Identifying genes that are depleted of homozygous loss of function variants (pLOF) in a population (relative to heterozygotes) is one way to discover recessive genes, which deCODE has demonstrated previously in their famous human knockout paper. However, doing the same for missense variants is challenging as their effects on proteins are not as clear as often as it is for pLOFs. In the current paper, the authors take up this challenge to recessive disease-causing missense variants.
Scanning through genotypes of ~150,000 Icelanders (adults, mean age 58.5), the authors were able to find 114 missense variants with high MAF ( >40%) but with zero homozygotes (under HWE, there should be at least 3). 34 of these missense variants are in genes known to cause Mendelian recessive diseases (cystic fibrosis, glycogen storage diseases, encephalopathies, nephrotic syndrome etc.)
Interestingly, homozygous carriers for five of the 114 missense variants were seen in a separate clinical cohort of 764 individuals who underwent diagnostic whole genome sequencing, which gave the authors a unique opportunity to map these genotypes to their phenotypes.
As you can see from the above table, four of these genes already have a known recessive disease reported in OMIM. The remaining one, CPSF3, which has no disease conditions mapped so far, is the star of the show.
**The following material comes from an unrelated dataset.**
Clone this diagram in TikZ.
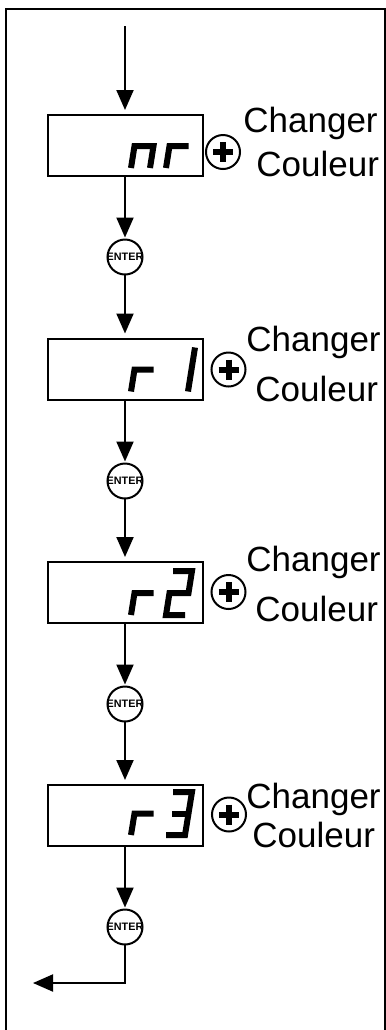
\documentclass[tikz,border=0pt]{standalone}
\usepackage{fontspec}
\setmainfont{Liberation Sans}
\usetikzlibrary{arrows.meta}

\tikzset{
  display/.style = {draw, line width=1pt, minimum width=77.5pt, minimum height=30.5pt, inner sep=0pt, outer sep=0pt},
  enterkey/.style = {draw, circle, line width=1pt, minimum size=17.5pt, inner sep=-1pt, outer sep=0pt, font=\fontsize{5.4}{5.4}\selectfont\bfseries},
  pluskey/.style = {draw, circle, line width=1pt, minimum size=17pt, inner sep=0pt, outer sep=0pt},
  plusbar/.style = {line width=3pt},
  seg/.style = {line width=3pt, line join=miter, line cap=butt},
  flow/.style = {line width=1pt, -{Triangle[length=10pt, width=8.5pt]}},
  menutext/.style = {anchor=base west, inner sep=0pt, font=\fontsize{17.5}{17.5}\selectfont}
}

\begin{document}
\begin{tikzpicture}[x=0.5pt, y=-0.5pt]
\useasboundingbox (0,0) rectangle (386,1030);
\clip (0,0) rectangle (386,1030);
% frame
\draw[line width=1.2pt] (6,1040) -- (6,9) -- (385,9) -- (385,1040);

% displays
\node[display] (disp1) at (125, 145.5) {};
\node[display] (disp2) at (125, 369) {};
\node[display] (disp3) at (125, 592.5) {};
\node[display] (disp4) at (125, 815.5) {};

% enter keys
\node[enterkey] (ent1) at (125, 257) {ENTER};
\node[enterkey] (ent2) at (125, 481) {ENTER};
\node[enterkey] (ent3) at (125, 704) {ENTER};
\node[enterkey] (ent4) at (125, 927) {ENTER};

% plus keys
\node[pluskey] (plus1) at (223, 152) {};
\node[pluskey] (plus2) at (228.5, 369.5) {};
\node[pluskey] (plus3) at (228.5, 592) {};
\node[pluskey] (plus4) at (229, 814.5) {};
\draw[plusbar] (plus1.center) +(-10,0) -- +(10,0) (plus1.center) +(0,-10) -- +(0,10);
\draw[plusbar] (plus2.center) +(-10,0) -- +(10,0) (plus2.center) +(0,-10) -- +(0,10);
\draw[plusbar] (plus3.center) +(-10,0) -- +(10,0) (plus3.center) +(0,-10) -- +(0,10);
\draw[plusbar] (plus4.center) +(-10,0) -- +(10,0) (plus4.center) +(0,-10) -- +(0,10);

% texts
\node[menutext] (chg1) at (243, 132) {Changer};
\node[menutext] (cou1) at (256, 176) {Couleur};
\node[menutext] (chg2) at (246, 351) {Changer};
\node[menutext] (cou2) at (255, 401) {Couleur};
\node[menutext] (chg3) at (246, 571) {Changer};
\node[menutext] (cou3) at (255, 621) {Couleur};
\node[menutext] (chg4) at (246, 808) {Changer};
\node[menutext] (cou4) at (252, 847) {Couleur};

% digits: nr
\draw[seg] (131,168) -- (134.5,146) -- (153.5,146) -- (150,168);
\draw[seg] (166,168) -- (169.5,146) -- (188.5,146);
% r1
\draw[seg] (131,391.5) -- (134.5,369.5) -- (153.5,369.5);
\draw[seg] (195,347.5) -- (191.5,369.5) -- (188,391.5);
% r2
\draw[seg] (131,615) -- (134.5,593) -- (153.5,593);
\draw[seg] (173,571) -- (192,571) -- (188.5,593) -- (169.5,593) -- (166,615) -- (185,615);
% r3
\draw[seg] (131,835) -- (134.5,813.5) -- (153.5,813.5);
\draw[seg] (173,792) -- (192,792) -- (188.5,813.5) -- (185,835) -- (166,835);
\draw[seg] (172,813.5) -- (188.5,813.5);

% connectors
\coordinate (entry) at (125, 26);
\coordinate (exit) at (33, 983);
\draw[flow, shorten >=2.5pt] (entry) -- (disp1);
\draw[flow, shorten >=1pt] (disp1) -- (ent1);
\draw[flow, shorten >=2.5pt] (ent1) -- (disp2);
\draw[flow, shorten >=1pt] (disp2) -- (ent2);
\draw[flow, shorten >=2.5pt] (ent2) -- (disp3);
\draw[flow, shorten >=1pt] (disp3) -- (ent3);
\draw[flow, shorten >=2.5pt] (ent3) -- (disp4);
\draw[flow, shorten >=1pt] (disp4) -- (ent4);
\draw[flow] (ent4) |- (exit);
\end{tikzpicture}
\end{document}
In the clinical cohort, two children (A and B) were homozygotes for CPSF3 and had strikingly similar clinical features--intellectual disability, developmental delay, seizures, and nystagmus. A genetic diagnosis was not established for both previously.
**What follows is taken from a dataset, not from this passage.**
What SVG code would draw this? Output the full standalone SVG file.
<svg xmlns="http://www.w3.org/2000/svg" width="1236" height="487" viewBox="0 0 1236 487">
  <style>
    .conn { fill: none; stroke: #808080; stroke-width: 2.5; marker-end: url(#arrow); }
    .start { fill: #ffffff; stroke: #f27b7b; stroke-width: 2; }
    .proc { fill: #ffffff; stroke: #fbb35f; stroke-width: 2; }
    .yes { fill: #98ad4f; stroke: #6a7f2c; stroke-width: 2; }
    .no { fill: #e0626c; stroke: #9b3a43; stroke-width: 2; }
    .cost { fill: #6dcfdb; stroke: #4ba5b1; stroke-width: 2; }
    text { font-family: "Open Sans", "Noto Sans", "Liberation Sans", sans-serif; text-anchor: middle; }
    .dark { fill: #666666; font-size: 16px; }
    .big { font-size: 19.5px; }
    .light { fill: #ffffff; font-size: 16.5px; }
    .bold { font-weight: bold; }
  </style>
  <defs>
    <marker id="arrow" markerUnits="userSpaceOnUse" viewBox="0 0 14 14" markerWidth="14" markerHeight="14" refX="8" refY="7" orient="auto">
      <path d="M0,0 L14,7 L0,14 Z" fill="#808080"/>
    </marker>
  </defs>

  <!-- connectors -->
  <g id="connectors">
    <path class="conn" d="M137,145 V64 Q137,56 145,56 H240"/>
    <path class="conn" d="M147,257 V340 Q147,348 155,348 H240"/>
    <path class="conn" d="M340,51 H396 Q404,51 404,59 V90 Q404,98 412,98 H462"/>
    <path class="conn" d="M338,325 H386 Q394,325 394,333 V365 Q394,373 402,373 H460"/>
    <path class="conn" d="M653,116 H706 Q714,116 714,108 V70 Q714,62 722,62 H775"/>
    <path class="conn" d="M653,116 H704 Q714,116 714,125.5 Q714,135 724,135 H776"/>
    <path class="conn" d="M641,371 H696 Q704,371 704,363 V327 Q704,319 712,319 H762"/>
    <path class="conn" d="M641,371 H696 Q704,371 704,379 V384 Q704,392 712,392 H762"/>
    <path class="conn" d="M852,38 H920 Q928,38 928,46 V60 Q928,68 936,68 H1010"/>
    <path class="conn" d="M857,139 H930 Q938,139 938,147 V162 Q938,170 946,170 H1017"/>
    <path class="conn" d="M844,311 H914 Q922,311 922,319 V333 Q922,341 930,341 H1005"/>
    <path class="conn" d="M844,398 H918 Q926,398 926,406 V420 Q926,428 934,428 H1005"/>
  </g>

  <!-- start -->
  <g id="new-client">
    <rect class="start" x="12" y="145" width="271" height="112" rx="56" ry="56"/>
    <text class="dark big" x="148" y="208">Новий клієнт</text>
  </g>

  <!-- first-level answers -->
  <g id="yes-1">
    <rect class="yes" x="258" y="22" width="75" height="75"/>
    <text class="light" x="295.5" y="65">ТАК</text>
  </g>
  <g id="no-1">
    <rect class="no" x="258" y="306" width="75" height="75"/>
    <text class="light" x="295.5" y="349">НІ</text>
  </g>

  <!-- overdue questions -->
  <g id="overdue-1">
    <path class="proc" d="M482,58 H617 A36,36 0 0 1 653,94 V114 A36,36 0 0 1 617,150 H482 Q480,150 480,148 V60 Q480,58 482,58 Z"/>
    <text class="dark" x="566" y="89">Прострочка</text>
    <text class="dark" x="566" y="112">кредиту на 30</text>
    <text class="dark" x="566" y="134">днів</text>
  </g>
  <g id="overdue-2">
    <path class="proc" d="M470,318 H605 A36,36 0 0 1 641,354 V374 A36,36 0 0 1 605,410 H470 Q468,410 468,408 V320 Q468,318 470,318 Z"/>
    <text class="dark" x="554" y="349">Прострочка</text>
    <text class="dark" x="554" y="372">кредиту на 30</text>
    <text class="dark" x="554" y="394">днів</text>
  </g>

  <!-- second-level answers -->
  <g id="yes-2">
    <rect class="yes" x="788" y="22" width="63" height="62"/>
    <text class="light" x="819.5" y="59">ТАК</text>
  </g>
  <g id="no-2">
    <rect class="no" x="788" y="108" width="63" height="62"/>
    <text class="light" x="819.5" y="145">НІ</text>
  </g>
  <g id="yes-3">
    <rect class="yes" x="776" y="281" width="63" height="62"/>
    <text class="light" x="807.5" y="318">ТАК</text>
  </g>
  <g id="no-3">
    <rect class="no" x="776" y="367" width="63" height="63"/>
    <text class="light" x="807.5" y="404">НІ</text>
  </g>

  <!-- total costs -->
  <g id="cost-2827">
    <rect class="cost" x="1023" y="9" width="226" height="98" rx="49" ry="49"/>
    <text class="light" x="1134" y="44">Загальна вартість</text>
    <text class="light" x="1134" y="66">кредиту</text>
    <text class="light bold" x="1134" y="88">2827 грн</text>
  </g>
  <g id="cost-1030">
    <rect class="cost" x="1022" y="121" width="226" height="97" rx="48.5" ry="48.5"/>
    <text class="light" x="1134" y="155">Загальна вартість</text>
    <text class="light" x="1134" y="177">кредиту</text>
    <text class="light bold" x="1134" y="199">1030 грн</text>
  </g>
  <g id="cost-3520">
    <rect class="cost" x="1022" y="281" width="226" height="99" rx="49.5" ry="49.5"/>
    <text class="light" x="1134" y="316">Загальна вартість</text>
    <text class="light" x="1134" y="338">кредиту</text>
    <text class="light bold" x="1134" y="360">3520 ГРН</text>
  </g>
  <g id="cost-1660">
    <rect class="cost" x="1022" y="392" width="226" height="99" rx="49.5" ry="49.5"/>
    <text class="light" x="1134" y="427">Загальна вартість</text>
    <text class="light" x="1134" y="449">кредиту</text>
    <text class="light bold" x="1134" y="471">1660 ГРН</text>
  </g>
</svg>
This is where things get more interesting. Inspired by the above finding, the authors went back to their original genetic dataset of ~150k Icelanders and identified 3 couples who were carriers of the CPSF3 Gly468Glu variant. Using their genealogical database, they were able to identify all the offspring who were born to these couples. If we go back to our Punnet square again, there is a 1/4 chance for any of the offspring born to these couples to be homozygous for Gly468Glu.
All combined there were 10 offspring, 4 of whom (C, D, E and F) died before 8 years of age. All 4 offspring's clinical features were fascinatingly similar to patients A and B's clinical features. Wait, this gets even more interesting.
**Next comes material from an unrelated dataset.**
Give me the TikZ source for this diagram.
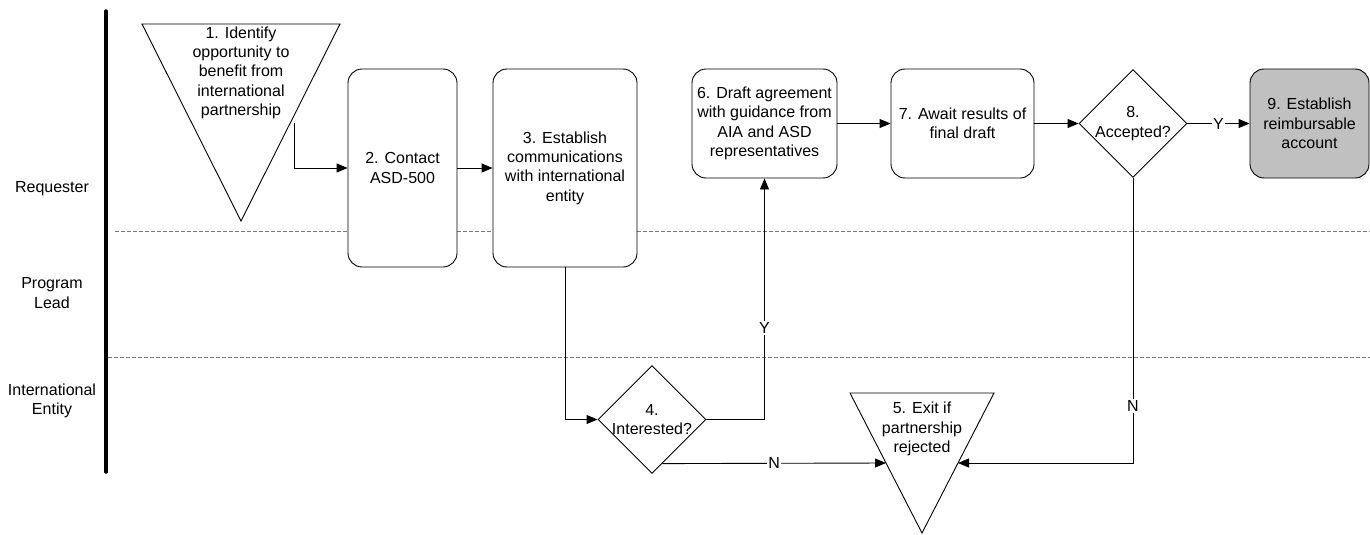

The authors were able to get paraffin-embedded archival samples for two of the offspring--C, born 1960, died 1967 and D, born 1964, died 1968--and confirm the homozygous state of Gly468Glu using WGS and Sanger sequencing.
Well, the story doesn't end there. Through GeneMatcher, the authors identified two more patients in the US who are homozygous for another missense variant in CPSF3 but with the same clinical presentation--ID, microcephaly, and seizures.
Altogether the authors were able to establish genetic diagnosis for 8 patients--three of them born in a different era (1950s and 60s) and two of them born in a different continent. That's truly amazing.
So what gene CPSF3 do? CPSF3 codes for a subunit of the Cleavage and Polyadenylation Specificity Factor (CPSF) complex, which is essential for mRNA preprocessing (cleavage and polyadenylation) before they are exported out of the nucleus.
The Discovery of this CPSF3 missense variant marks the first Mendelian disease linked to the CPSF complex. Now we know what happens if the mRNA export from the nucleus to the cytoplasm is disrupted.
Interestingly, someone had already discovered an anti-leukemia drug that acts by inhibiting the CPSF3 complex without even realizing its mechanism of action (was realized only later).
It turned out that the drug inhibits CPSF3 and blocks the mRNA export thereby leading to cancer cell apoptosis. I love how the work of scientists from different fields converges on the same biology.
There are two other fascinating genetic investigations reported in this paper, but I'll stop here. This is a truly remarkable genetic paper and easily one of my favourites.